Libya insisted Wednesday it will put a son of deposed ruler Moammar Gadhafi on trial itself, just as the chief prosecutor of the International Criminal Court flew to Tripoli to look into his case and that of Gadhafi's notorious spy chief.
The Hague-based court is locked in a legal tug-of-war with Libya's ruling National Transitional Council over who should try Seif al-Islam Gadhafi, once considered his father's heir apparent. He was captured last year in Libya after a civil war that toppled the Gadhafi regime.
Libyan spokesman Nasser al-Manei emphasized his government's decision not to hand over Gadhafi's son.
"Procedures are going forward to try all former regime figures, including Seif," al-Manei told reporters.
Questions have been raised about the new government's ability to build a judicial system reliable enough to try a figure like Seif al-Islam Gadhafi. Another key challenge is ending extrajudicial detentions by powerful militias.
The government statement cast a shadow over the visit of the prosecutor, Luis Moreno-Ocampo, who was expected to press the ICC's case for taking over the trial of Gadhafi's son.
Moreno-Ocampo told The Associated Press at Tripoli's airport that he would also follow up on the case of Abdullah al-Senoussi, Gadhafi's spy chief, who is accused of attacking civilians during the uprising, as well as complicity in the 1989 bombing of a French airliner.
He later told Al-Jazeera TV that the Libyan government has to make a case to the international court that it can conduct fair trials for the detainees.
National Transitional Council spokesman Mohammed al-Hareizi told the station the deadline for such an appeal is the end of the month. He did not say if Libya would comply.
Al-Senoussi was captured last month in Mauritania, where courts are reviewing requests for his extradition from Libya and France as well as the ICC.

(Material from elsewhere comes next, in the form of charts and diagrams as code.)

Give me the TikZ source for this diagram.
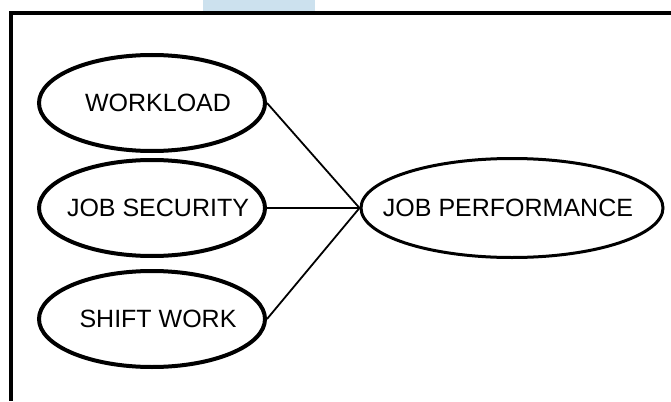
\documentclass[tikz,border=0pt]{standalone}
\usepackage{fontspec}
\setmainfont{Liberation Sans}
\usetikzlibrary{shapes.geometric}
\definecolor{tabblue}{HTML}{CCE1EE}
\newcommand{\ctext}[1]{\makebox[0pt][c]{#1}}
\tikzset{
  factor/.style={ellipse, draw=black, line width=4pt, minimum width=226pt, minimum height=96pt, inner sep=0pt, font=\fontsize{25}{30}\selectfont},
  outcome/.style={ellipse, draw=black, line width=3pt, minimum width=302pt, minimum height=99pt, inner sep=0pt, font=\fontsize{25}{30}\selectfont},
  link/.style={draw=black, line width=1.8pt},
  frameline/.style={draw=black, line width=4pt}
}
\begin{document}
\begin{tikzpicture}[x=1pt,y=-1pt]
\useasboundingbox (0,0) rectangle (671,401);
\fill[white] (0,0) rectangle (671,401);
\fill[tabblue] (203,0) rectangle (315,11);
\coordinate (ftr) at (671,13);
\coordinate (ftl) at (11,13);
\coordinate (fbl) at (11,401);
\draw[frameline] (ftr) -- (ftl) -- (fbl);
\node[factor] (w) at (152,103) {\ctext{\hspace*{12pt}WORKLOAD}};
\node[factor] (js) at (152,208) {\ctext{\hspace*{12pt}JOB SECURITY}};
\node[factor] (sw) at (152,319) {\ctext{\hspace*{12pt}SHIFT WORK}};
\node[outcome] (jp) at (512,208) {\ctext{JOB PERFORMANCE\hspace*{8pt}}};
\draw[link] (w.east) -- (jp.west);
\draw[link] (js.east) -- (jp.west);
\draw[link] (sw.east) -- (jp.west);
\end{tikzpicture}
\end{document}
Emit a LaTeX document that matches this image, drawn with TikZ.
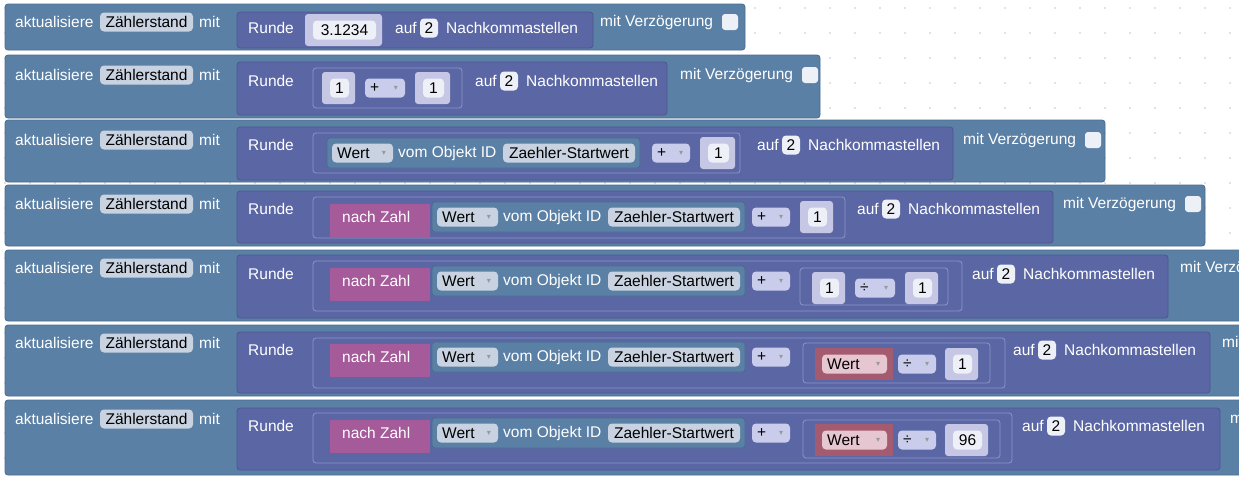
\documentclass[tikz,border=0pt]{standalone}
\usepackage{fontspec}
\setmainfont{Liberation Sans}
\newfontfamily\dv{DejaVu Sans}
\definecolor{outerc}{HTML}{5B80A5}
\definecolor{outerd}{HTML}{4A6C90}
\definecolor{rundc}{HTML}{5B67A5}
\definecolor{rundd}{HTML}{4C5690}
\definecolor{rundl}{HTML}{8C95C8}
\definecolor{fieldc}{HTML}{C8D2E0}
\definecolor{numc}{HTML}{C5C7E4}
\definecolor{numin}{HTML}{EEF0F8}
\definecolor{ddc}{HTML}{C9CDEB}
\definecolor{purc}{HTML}{A55B99}
\definecolor{redc}{HTML}{A55B6F}
\definecolor{redf}{HTML}{E6C6D0}
\definecolor{objc}{HTML}{5B80A5}
\definecolor{objf}{HTML}{C8D2E0}
\newcommand\wt[3]{\node[anchor=west,inner sep=0,text=white] at (#1,#2) {#3};}
\newcommand\fld[5]{\fill[#5,rounded corners=4pt] (#1,#3-9.5) rectangle (#2,#3+9.5); \node[inner sep=0] at ({(#1+#2)/2},#3) {#4};}
\newcommand\dd[5]{\fill[#5,rounded corners=4pt] (#1,#3-9.5) rectangle (#2,#3+9.5); \node[inner sep=0,anchor=west] at (#1+5,#3) {#4}; \node[inner sep=0,text=gray!80,font=\dv\fontsize{8}{8}\selectfont] at (#2-9,#3) {▾};}
\newcommand\numb[4]{\fill[numc,rounded corners=3pt] (#1,#3-16) rectangle (#2,#3+16); \fld{#1+8}{#2-6}{#3}{#4}{numin}}
\newcommand\blk[6]{\fill[#1,rounded corners=3pt] (#2,#3) rectangle (#4,#5); \draw[#6,line width=0.8pt,rounded corners=3pt] (#2,#3) rectangle (#4,#5);}
\newcommand\row[4]{%
  \blk{outerc}{5}{#2}{#1}{#3}{outerd}
  \wt{15}{#4}{aktualisiere}\fld{100}{193}{#4}{Zählerstand}{fieldc}\wt{199}{#4}{mit}}
\newcommand\auf[2]{\wt{#1}{#2}{auf}\fld{#1+25}{#1+43}{#2}{2}{numin}\wt{#1+51}{#2}{Nachkommastellen}}
\newcommand\mv[2]{\wt{#1}{#2}{mit Verzögerung}\fill[numin,rounded corners=3pt] (#1+122,#2-8) rectangle (#1+138,#2+8);}
\newcommand\obj[2]{\blk{objc}{#1}{#2-15}{#1+313}{#2+15}{outerd}\dd{#1+5}{#1+66}{#2}{Wert}{objf}\wt{#1+71}{#2}{vom Objekt ID}\fld{#1+176}{#1+308}{#2}{Zaehler-Startwert}{objf}}
\newcommand\nz[2]{\fill[purc] (#1,#2-13) rectangle (#1+100,#2+20); \wt{#1+12}{#2}{nach Zahl}\obj{#1+102}{#2}}
\begin{document}
\begin{tikzpicture}[x=1pt,y=-1pt,font=\fontsize{15.5}{15.5}\selectfont]
\useasboundingbox (0,0) rectangle (1239,477);
\fill[white] (0,0) rectangle (1239,477);
\foreach \i in {0,...,49}{\foreach \j in {0,...,19}{\fill[gray!45] (5+\i*25,8+\j*25) circle (0.9);}}
% row1
\row{745}{4}{50}{22}
\blk{rundc}{237}{12}{593}{48}{rundd}\wt{248}{28}{Runde}
\numb{305}{382}{30}{3.1234}\auf{395}{28}\mv{600}{22}
% row2
\row{820}{55}{118}{75}
\blk{rundc}{237}{62}{667}{115}{rundd}\wt{248}{81}{Runde}
\blk{rundc}{313}{68}{462}{108}{rundl}
\numb{322}{355}{88}{1}\dd{365}{405}{88}{+}{ddc}\numb{415}{450}{88}{1}
\auf{475}{81}\mv{680}{75}
% row3
\row{1105}{120}{182}{140}
\blk{rundc}{237}{127}{953}{180}{rundd}\wt{248}{145}{Runde}
\blk{rundc}{313}{133}{740}{173}{rundl}
\obj{327}{153}\dd{652}{690}{153}{+}{ddc}\numb{700}{735}{153}{1}
\auf{757}{145}\mv{963}{140}
% row4
\row{1205}{185}{246}{204}
\blk{rundc}{237}{191}{1053}{243}{rundd}\wt{248}{209}{Runde}
\blk{rundc}{313}{197}{845}{238}{rundl}
\nz{330}{217}\dd{752}{790}{217}{+}{ddc}\numb{800}{833}{217}{1}
\auf{857}{209}\mv{1063}{204}
% row5
\row{1245}{250}{321}{268}
\blk{rundc}{237}{255}{1168}{318}{rundd}\wt{248}{274}{Runde}
\blk{rundc}{313}{261}{962}{311}{rundl}
\nz{330}{281}\dd{752}{790}{281}{+}{ddc}
\blk{rundc}{800}{268}{948}{305}{rundl}
\numb{812}{845}{288}{1}\dd{855}{895}{288}{÷}{ddc}\numb{905}{938}{288}{1}
\auf{972}{274}\wt{1180}{268}{mit Verzögerung}
% row6
\row{1245}{325}{396}{343}
\blk{rundc}{237}{332}{1210}{393}{rundd}\wt{248}{350}{Runde}
\blk{rundc}{313}{338}{1005}{388}{rundl}
\nz{330}{357}\dd{752}{790}{357}{+}{ddc}
\blk{rundc}{803}{343}{990}{383}{rundl}
\fill[redc] (815,348) rectangle (893,380);\dd{822}{887}{364}{Wert}{redf}
\dd{898}{936}{364}{÷}{ddc}\numb{945}{978}{364}{1}
\auf{1013}{350}\wt{1222}{343}{mit Verzögerung}
% row7
\row{1245}{400}{475}{419}
\blk{rundc}{237}{408}{1220}{470}{rundd}\wt{248}{426}{Runde}
\blk{rundc}{313}{413}{1012}{463}{rundl}
\nz{330}{433}\dd{752}{790}{433}{+}{ddc}
\blk{rundc}{803}{420}{1000}{458}{rundl}
\fill[redc] (815,424) rectangle (893,456);\dd{822}{887}{440}{Wert}{redf}
\dd{898}{936}{440}{÷}{ddc}\numb{945}{988}{440}{96}
\auf{1022}{426}\wt{1230}{419}{mit Verzögerung}
\end{tikzpicture}
\end{document}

Al-Manei said his government is in talks with those countries to bring al-Senoussi to Libya for trial.
Since the end of Libya's civil war with the capture and killing of Gadhafi last October, the new government has struggled to extend its control over the vast desert nation. It has largely failed to rein in the hundreds of militias that fought in the war. They rule much of the country in the absence of an effective central government and military.
Seif al-Islam had been held until now by his captors, ex-rebels from the town of Zintan. For months, the Zintan militia refused to give him up to Tripoli's officials. Al-Manei said he will be soon transferred to Tripoli, declining to give a date.
"The Justice Ministry is working to establish a strong judicial system across Libya ... capable of providing fair trials," he said, noting that a number of new courts have been set up in Misrata and Zawiya for trials of former regime officials.
International observers and organizations can attend, he said.
Moreno-Ocampo said he would also travel to the coastal city of Misrata to investigate allegations of abuse in detention facilities run by militiamen who fought Gadhafi's forces.
Al-Manei said his government is negotiating to take over those facilities from the militias. The government took control of three makeshift prisons with more than 1,000 inmates in Misrata Wednesday, he said.
In February, Amnesty International accused militias of torturing detainees deemed loyal to Gadhafi's regime and driving out residents of entire neighborhoods and towns.
"We want to know how Libya will deal with war crimes, and how are they investigating the crimes," Moreno-Ocampo told the AP. "Right now, we are focusing on the rape crimes. The next investigation will be decided after we see what the government is planning to do."